(Figure scripts)
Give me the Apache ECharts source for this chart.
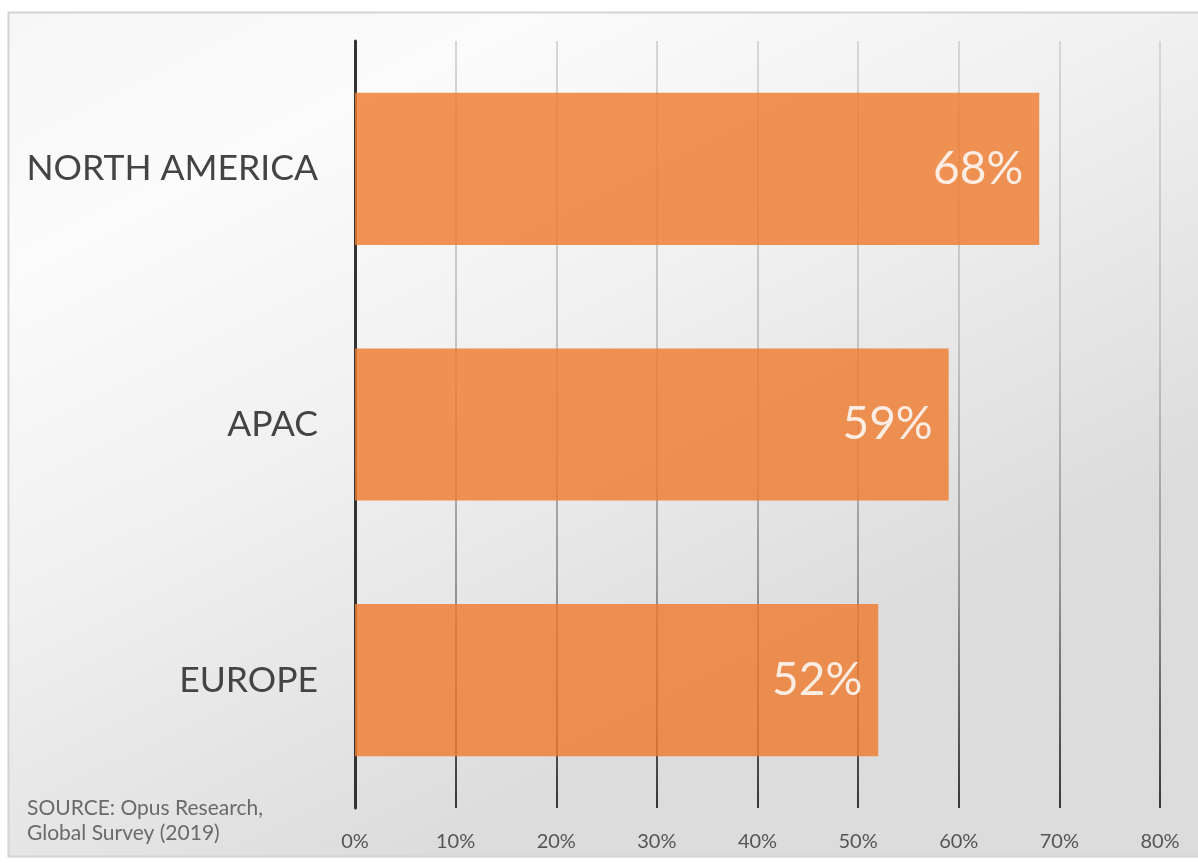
<!DOCTYPE html>
<html>
<head>
<meta charset="utf-8">
<script src="https://cdn.jsdelivr.net/npm/echarts@6/dist/echarts.min.js"></script>
<style>
html,body{margin:0;padding:0;background:#fff;}
#c{width:1198px;height:863px;}
</style>
</head>
<body>
<div id="c"></div>
<script>
const categories = ['EUROPE', 'APAC', 'NORTH AMERICA'];
const values = [52, 59, 68];
const tickMin = 0, tickMax = 80, tickStep = 10;
const sourceLines = ['SOURCE: Opus Research,', 'Global Survey (2019)'];

const chart = echarts.init(document.getElementById('c'), null, {renderer: 'canvas'});
const FONT = 'Lato, "Open Sans", sans-serif';

chart.setOption({
  animation: false,
  graphic: [
    {
      type: 'rect', z: -10, silent: true,
      shape: {x: 8.5, y: 12.5, width: 1200, height: 844},
      style: {
        fill: new echarts.graphic.LinearGradient(0, 0, 0.35, 1, [
          {offset: 0, color: '#f7f7f7'},
          {offset: 0.25, color: '#fbfbfb'},
          {offset: 0.55, color: '#f1f1f1'},
          {offset: 1, color: '#dcdcdc'}
        ]),
        stroke: '#d4d4d4', lineWidth: 2
      }
    },
    {
      type: 'text', left: 27, top: 796, silent: true,
      style: {
        text: sourceLines.join('\n'),
        font: '21px ' + FONT, fill: '#6a6a6a', lineHeight: 25
      }
    }
  ],
  grid: {left: 355, right: 38, top: 41, bottom: 55, containLabel: false},
  xAxis: {
    type: 'value', min: tickMin, max: tickMax, interval: tickStep,
    axisLine: {show: false}, axisTick: {show: false},
    axisLabel: {formatter: '{value}%', color: '#555', fontSize: 20, fontFamily: FONT, margin: 24},
    splitLine: {
      show: true,
      lineStyle: {
        width: 2,
        color: new echarts.graphic.LinearGradient(0, 0, 0, 1, [
          {offset: 0, color: '#d6d6d6'},
          {offset: 0.4, color: '#c2c2c2'},
          {offset: 0.7, color: '#989898'},
          {offset: 1, color: '#363636'}
        ])
      }
    }
  },
  yAxis: {
    type: 'category', data: categories,
    axisLine: {show: true, lineStyle: {color: '#333', width: 3}},
    axisTick: {show: false},
    axisLabel: {color: '#444', fontSize: 35.5, fontFamily: FONT, margin: 37}
  },
  series: [{
    type: 'bar', data: values, barCategoryGap: '40.5%',
    itemStyle: {color: '#ED7D31', opacity: 0.83},
    label: {
      show: true, position: 'insideRight', distance: 16,
      formatter: '{c}%', color: '#fff', fontSize: 46, fontFamily: FONT
    }
  }]
});
</script>
</body>
</html>
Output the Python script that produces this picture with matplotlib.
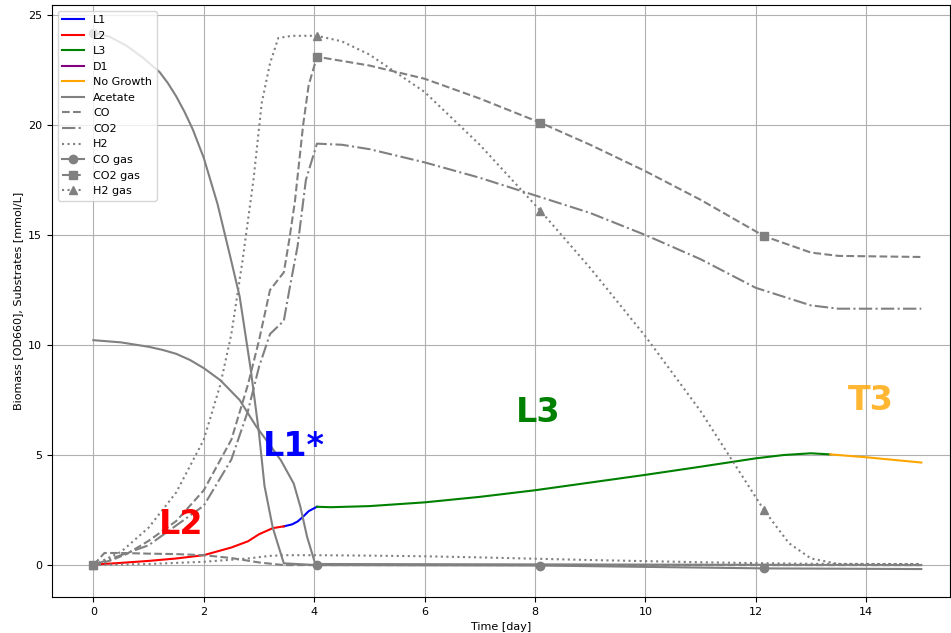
import matplotlib.pyplot as plt

plt.rcParams['font.size'] = 8

# biomass phases
t_l2 = [0, 0.5, 1.0, 1.5, 2.0, 2.5, 2.8, 3.0, 3.25, 3.45]
y_l2 = [0.02, 0.1, 0.19, 0.3, 0.45, 0.8, 1.08, 1.4, 1.68, 1.76]
t_l1 = [3.45, 3.6, 3.7, 3.8, 3.9, 4.05]
y_l1 = [1.76, 1.85, 1.98, 2.2, 2.45, 2.65]
t_l3 = [4.05, 4.3, 5, 6, 7, 8, 9, 10, 11, 12, 12.5, 13, 13.35]
y_l3 = [2.65, 2.63, 2.68, 2.85, 3.1, 3.4, 3.75, 4.1, 4.47, 4.85, 5.0, 5.08, 5.03]
t_ng = [13.35, 14, 15]
y_ng = [5.03, 4.9, 4.66]

# substrates (liquid)
t_ace = [0, 0.5, 1.0, 1.25, 1.5, 1.75, 2.0, 2.3, 2.65, 2.95, 3.2, 3.4, 3.63, 3.75, 3.87, 4.02, 15]
y_ace = [10.22, 10.12, 9.92, 9.78, 9.6, 9.32, 8.95, 8.4, 7.5, 6.3, 5.45, 4.75, 3.7, 2.65, 1.3, 0.05, 0.0]
t_co = [0, 0.2, 0.5, 1.0, 1.5, 2.0, 2.5, 3.0, 3.45, 15]
y_co = [0, 0.55, 0.55, 0.52, 0.5, 0.45, 0.32, 0.12, 0.0, 0.0]
t_co2 = [0, 1.0, 2.0, 2.5, 2.8, 3.0, 3.2, 3.45, 3.55, 3.7, 3.85, 4.05, 4.5, 5, 6, 7, 8, 9, 10, 11, 12, 13, 13.5, 15]
y_co2 = [0, 0.9, 2.7, 4.8, 7.0, 9.0, 10.5, 11.1, 12.5, 14.5, 17.5, 19.15, 19.1, 18.9, 18.3, 17.6, 16.8,
         16.0, 15.0, 13.9, 12.6, 11.8, 11.65, 11.65]
t_h2 = [0, 1, 2, 2.8, 3.2, 3.5, 4, 5, 6, 7, 8, 9, 10, 11, 12, 13, 15]
y_h2 = [0, 0.05, 0.15, 0.3, 0.42, 0.45, 0.45, 0.43, 0.4, 0.35, 0.29, 0.23, 0.18, 0.13, 0.09, 0.06, 0.04]

# gas phase
t_cog = [0, 0.3, 0.6, 0.9, 1.2, 1.35, 1.5, 1.65, 1.8, 2.0, 2.25, 2.5, 2.65, 2.85, 3.0, 3.1, 3.25, 3.45,
         4.05, 8.1, 12.15, 15]
y_cog = [24.2, 24.0, 23.6, 23.05, 22.4, 21.9, 21.3, 20.6, 19.8, 18.5, 16.4, 13.8, 12.2, 8.9, 6.0, 3.6, 1.7,
         0.08, 0.0, -0.02, -0.15, -0.18]
t_co2g = [0, 0.3, 0.6, 1.0, 1.5, 2.0, 2.5, 2.8, 3.0, 3.2, 3.45, 3.55, 3.65, 3.8, 3.9, 4.05, 5, 6, 7, 8.1,
          9, 10, 11, 12.15, 13, 13.5, 15]
y_co2g = [0, 0.2, 0.5, 1.1, 2.0, 3.4, 5.7, 8.2, 10.2, 12.5, 13.3, 14.8, 16.5, 20.0, 21.8, 23.1, 22.7,
          22.1, 21.2, 20.1, 19.1, 17.9, 16.6, 14.95, 14.2, 14.05, 14.0]
t_h2g = [0, 0.5, 1.0, 1.5, 2.0, 2.3, 2.5, 2.7, 2.9, 3.05, 3.2, 3.35, 3.6, 4.05, 4.5, 5, 6, 7, 8.1, 9, 10,
         11, 12.15, 12.6, 13, 13.5, 15]
y_h2g = [0, 0.6, 1.7, 3.3, 5.7, 8.2, 10.5, 13.8, 17.5, 21.0, 22.8, 23.95, 24.05, 24.05, 23.8, 23.2, 21.5,
         19.1, 16.1, 13.5, 10.4, 7.0, 2.5, 1.0, 0.3, 0.05, 0.05]

marker_times = [0, 4.05, 8.1, 12.15]


def mark_idx(t):
    return [i for i, v in enumerate(t) if v in marker_times]


fig, ax = plt.subplots(figsize=(9.51, 6.33), dpi=100)
fig.subplots_adjust(left=52 / 951, right=950 / 951, bottom=36 / 633, top=628 / 633)

ax.plot(t_l1, y_l1, color='blue', label='L1')
ax.plot(t_l2, y_l2, color='red', label='L2')
ax.plot(t_l3, y_l3, color='green', label='L3')
ax.plot([], [], color='purple', label='D1')
ax.plot(t_ng, y_ng, color='orange', label='No Growth')

ax.plot(t_ace, y_ace, color='gray', linestyle='-', label='Acetate')
ax.plot(t_co, y_co, color='gray', linestyle='--', label='CO')
ax.plot(t_co2, y_co2, color='gray', linestyle='-.', label='CO2')
ax.plot(t_h2, y_h2, color='gray', linestyle=':', label='H2')

ax.plot(t_cog, y_cog, color='gray', linestyle='-', marker='o', markevery=mark_idx(t_cog), label='CO gas')
ax.plot(t_co2g, y_co2g, color='gray', linestyle='--', marker='s', markevery=mark_idx(t_co2g), label='CO2 gas')
ax.plot(t_h2g, y_h2g, color='gray', linestyle=':', marker='^', markevery=mark_idx(t_h2g), label='H2 gas')

ax.text(1.585, 1.86, 'L2', color='red', fontsize=24, fontweight='bold', ha='center', va='center')
ax.text(3.64, 5.4, 'L1*', color='blue', fontsize=24, fontweight='bold', ha='center', va='center')
ax.text(8.06, 6.95, 'L3', color='green', fontsize=24, fontweight='bold', ha='center', va='center')
ax.text(14.09, 7.48, 'T3', color='orange', alpha=0.8, fontsize=24, fontweight='bold', ha='center', va='center')

ax.set_xlim(-0.75, 15.52)
ax.set_ylim(-1.45, 25.45)
ax.set_xlabel('Time [day]')
ax.set_ylabel('Biomass [OD660], Substrates [mmol/L]')
ax.grid(True)
ax.legend(loc='upper left')

plt.savefig('out.png')
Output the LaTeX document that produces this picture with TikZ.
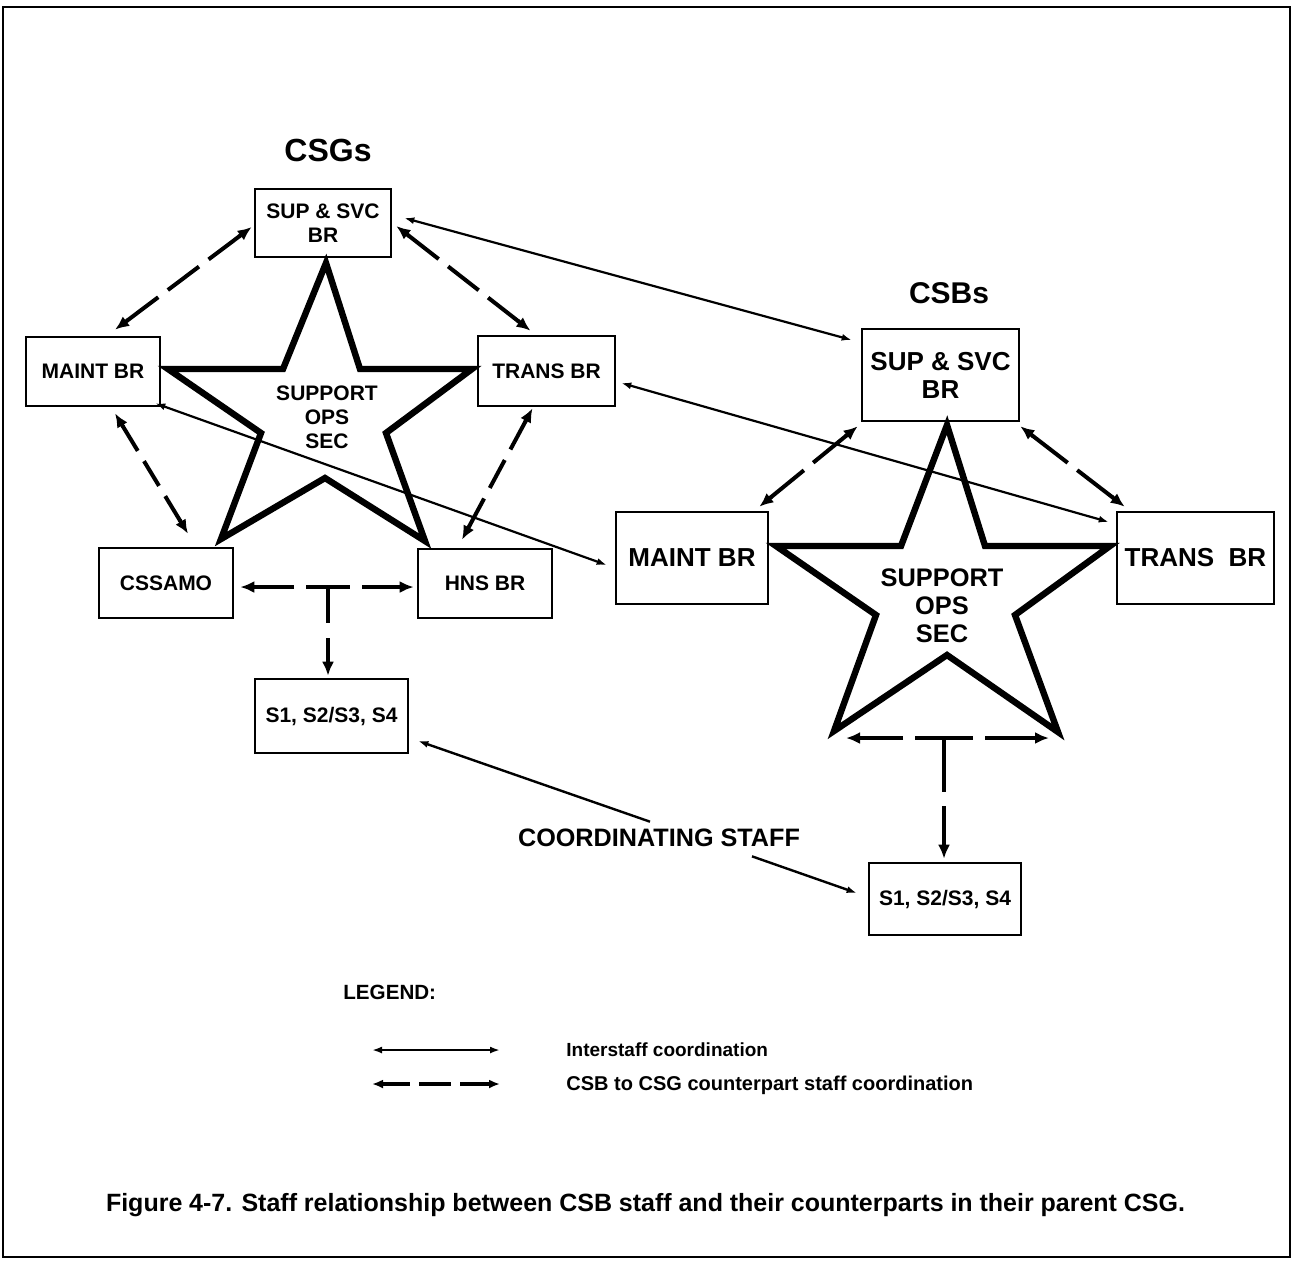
\documentclass[tikz,border=0pt]{standalone}
\usepackage{fontspec}
\setmainfont{Liberation Sans}
\usetikzlibrary{arrows.meta,calc}

\tikzset{
  box/.style={draw,line width=1.3pt,align=center,inner sep=0pt,
    font=\bfseries\fontsize{10.5}{12}\selectfont},
  bigbox/.style={box,font=\bfseries\fontsize{13}{14}\selectfont},
  lbl/.style={inner sep=0pt,font=\bfseries},
  thinarrow/.style={line width=1.1pt,{Latex[length=5pt,width=3.5pt]}-{Latex[length=5pt,width=3.5pt]}},
  oneway/.style={line width=1.2pt,-{Latex[length=5pt,width=3.5pt]}},
  dashhead/.style={line width=2pt,solid,-{Latex[length=7pt,width=6pt]}},
  tarrow/.style={line width=2pt,-{Latex[length=7pt,width=6pt]}},
  starline/.style={line width=3.2pt,line join=miter},
}

% dashed counterpart link: solid head at each end, dashes sized so that
% the body starts and ends with a dash (gap 6pt, dash about 17pt)
\newcommand\dashlink[2]{%
  \coordinate (dA) at (#1);
  \coordinate (dB) at (#2);
  \pgfpointdiff{\pgfpointanchor{dA}{center}}{\pgfpointanchor{dB}{center}}%
  \pgfgetlastxy{\dlkX}{\dlkY}%
  \pgfmathsetmacro\dlkLen{veclen(\dlkX,\dlkY)-15}%
  \pgfmathsetmacro\dlkN{max(1,round((\dlkLen+6)/23))}%
  \pgfmathsetmacro\dlkOn{(\dlkLen-(\dlkN-1)*6)/\dlkN}%
  \draw[line width=2pt,dash pattern=on \dlkOn pt off 6pt]
    ($(dA)!7.5pt!(dB)$) -- ($(dB)!7.5pt!(dA)$);
  \draw[dashhead] ($(dA)!8pt!(dB)$) -- (dA);
  \draw[dashhead] ($(dB)!8pt!(dA)$) -- (dB);
}

\begin{document}
\begin{tikzpicture}[x=0.5pt,y=-0.5pt]
\useasboundingbox (0,0) rectangle (1294,1260);
\draw[line width=1pt] (3,7) rectangle (1290,1257);

% ---------- CSG staff ----------
\node[lbl,font=\bfseries\fontsize{16}{18}\selectfont] (csgs) at (328,150) {CSGs};
\node[box,minimum width=68pt,minimum height=34pt] (supL) at (323,223) {SUP \& SVC\\BR};
\node[box,minimum width=67pt,minimum height=34.5pt] (maintL) at (93,371.5) {MAINT BR};
\node[box,minimum width=68.5pt,minimum height=35pt] (transL) at (546.5,371) {TRANS BR};
\node[box,minimum width=67pt,minimum height=35pt] (cssamo) at (166,583) {CSSAMO};
\node[box,minimum width=67pt,minimum height=34.5pt] (hns) at (485,583.5) {HNS BR};
\node[box,minimum width=76.5pt,minimum height=37pt] (s1L) at (331.5,716) {S1, S2/S3, S4};

\draw[starline] (326,263) coordinate (lT) -- (360,369) -- (472,369) coordinate (lR)
  -- (386,433) -- (425,541) coordinate (lBR) -- (325,478) -- (221,539) coordinate (lBL)
  -- (261,433) -- (168,369) coordinate (lL) -- (283,369) -- cycle;
\node[lbl,align=center,font=\bfseries\fontsize{10.5}{12}\selectfont] (opsL) at (327,417) {SUPPORT\\OPS\\SEC};

% ---------- CSB staff ----------
\node[lbl,font=\bfseries\fontsize{15}{18}\selectfont] (csbs) at (949,293) {CSBs};
\node[bigbox,minimum width=78.5pt,minimum height=46pt] (supR) at (940.5,375) {SUP \& SVC\\BR};
\node[bigbox,minimum width=76pt,minimum height=46pt] (maintR) at (692,558) {MAINT BR};
\node[bigbox,minimum width=78.5pt,minimum height=46pt] (transR) at (1195.5,558) {TRANS~ BR};
\node[box,minimum width=76pt,minimum height=36pt] (s1R) at (945,899) {S1, S2/S3, S4};

\draw[starline] (947,425) coordinate (rT) -- (985,546) -- (1110,546) coordinate (rR)
  -- (1015,615) -- (1058,732) coordinate (rBR) -- (947,655) -- (834,731) coordinate (rBL)
  -- (876,615) -- (776,546) coordinate (rL) -- (901,546) -- cycle;
\node[lbl,align=center,font=\bfseries\fontsize{12.7}{14}\selectfont] (opsR) at (942,606) {SUPPORT\\OPS\\SEC};

% ---------- interstaff coordination ----------
\draw[thinarrow] ($(supL.east)+(12,-5)$) -- ($(supR.west)+(-9,-35)$);
\draw[thinarrow] ($(maintL.south east)+(-6,-4)$) -- ($(maintR.west)+(-8,7)$);
\draw[thinarrow] ($(transL.east)+(5,12)$) -- ($(transR.west)+(-7,-36)$);

% ---------- counterpart coordination, CSG side ----------
\dashlink{$(supL.west)+(-2,4)$}{$(maintL.north)+(22,-6)$}
\dashlink{$(supL.east)+(4,3)$}{$(transL.north)+(-16,-4)$}
\dashlink{$(maintL.south)+(22,6)$}{$(cssamo.north)+(22,-13)$}
\dashlink{$(transL.south)+(-14,1)$}{$(hns.north)+(-23,-8)$}

\coordinate (tL) at (328,587);
\draw[tarrow,dash pattern=on 11pt off 6pt on 100pt off 6pt] (tL) -- ($(cssamo.east)+(6,4)$);
\draw[tarrow,dash pattern=on 11pt off 6pt on 100pt off 6pt] (tL) -- ($(hns.west)+(-3,3.5)$);
\draw[tarrow,dash pattern=on 18pt off 7.5pt on 100pt off 6pt] (tL) -- ($(s1L.north)+(-3.5,-2)$);

% ---------- counterpart coordination, CSB side ----------
\dashlink{$(supR.south west)+(-3,4)$}{$(maintR.north east)+(-10,-4)$}
\dashlink{$(supR.south east)+(0,4)$}{$(transR.north west)+(9,-4)$}

\coordinate (tR) at (944,738);
\draw[tarrow,dash pattern=on 14.5pt off 6pt on 100pt off 6pt] (tR) -- ($(rBL)+(12,7)$);
\draw[tarrow,dash pattern=on 14.5pt off 6pt on 100pt off 6pt] (tR) -- ($(rBR)+(-9,6)$);
\draw[tarrow,dash pattern=on 27pt off 7pt on 100pt off 6pt] (tR) -- ($(s1R.north)+(-1,-3)$);

% ---------- coordinating staff ----------
\node[lbl,font=\bfseries\fontsize{12.6}{14}\selectfont] (coord) at (659,838) {COORDINATING STAFF};
\draw[oneway] ($(coord.north)+(-9,-7)$) -- ($(s1L.east)+(9,25)$);
\draw[oneway] ($(coord.south)+(93,9)$) -- ($(s1R.west)+(-11,-6)$);

% ---------- legend ----------
\node[lbl,anchor=base west,font=\bfseries\fontsize{10.3}{12}\selectfont] (legend) at (343,999) {LEGEND:};
\coordinate (l1a) at (372,1050);
\coordinate (l1b) at (500,1050);
\draw[line width=1.2pt,{Latex[length=5pt,width=3.5pt]}-{Latex[length=5pt,width=3.5pt]}] (l1a) -- (l1b);
\coordinate (l2a) at (372,1084);
\coordinate (l2b) at (500,1084);
\draw[line width=1.6pt,dash pattern=on 13.5pt off 4.5pt on 16pt off 4.5pt on 20pt off 4pt]
  ($(l2a)!5.5pt!(l2b)$) -- ($(l2b)!5.5pt!(l2a)$);
\draw[line width=1.6pt,-{Latex[length=5.5pt,width=4.5pt]}] ($(l2a)!6pt!(l2b)$) -- (l2a);
\draw[line width=1.6pt,-{Latex[length=5.5pt,width=4.5pt]}] ($(l2b)!6pt!(l2a)$) -- (l2b);
\node[lbl,anchor=base west,font=\bfseries\fontsize{9.5}{11}\selectfont] (lg1) at (566,1056) {Interstaff coordination};
\node[lbl,anchor=base west,font=\bfseries\fontsize{10}{12}\selectfont] (lg2) at (566,1090) {CSB to CSG counterpart staff coordination};

% ---------- caption ----------
\node[lbl,anchor=base,font=\bfseries\fontsize{12.5}{14}\selectfont] (caption) at (645.5,1211)
  {\makebox[539.5pt][s]{Figure 4-7. Staff relationship between CSB staff and their counterparts in their parent CSG.}};
\end{tikzpicture}
\end{document}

→ **Aim of the exercise**:
Find all the lines containing "with" in the material, then copy them.

→ **Output**:
Output the Python script that produces this picture with matplotlib.
Output the LaTeX document that produces this picture with TikZ.
% the body starts and ends with a dash (gap 6pt, dash about 17pt)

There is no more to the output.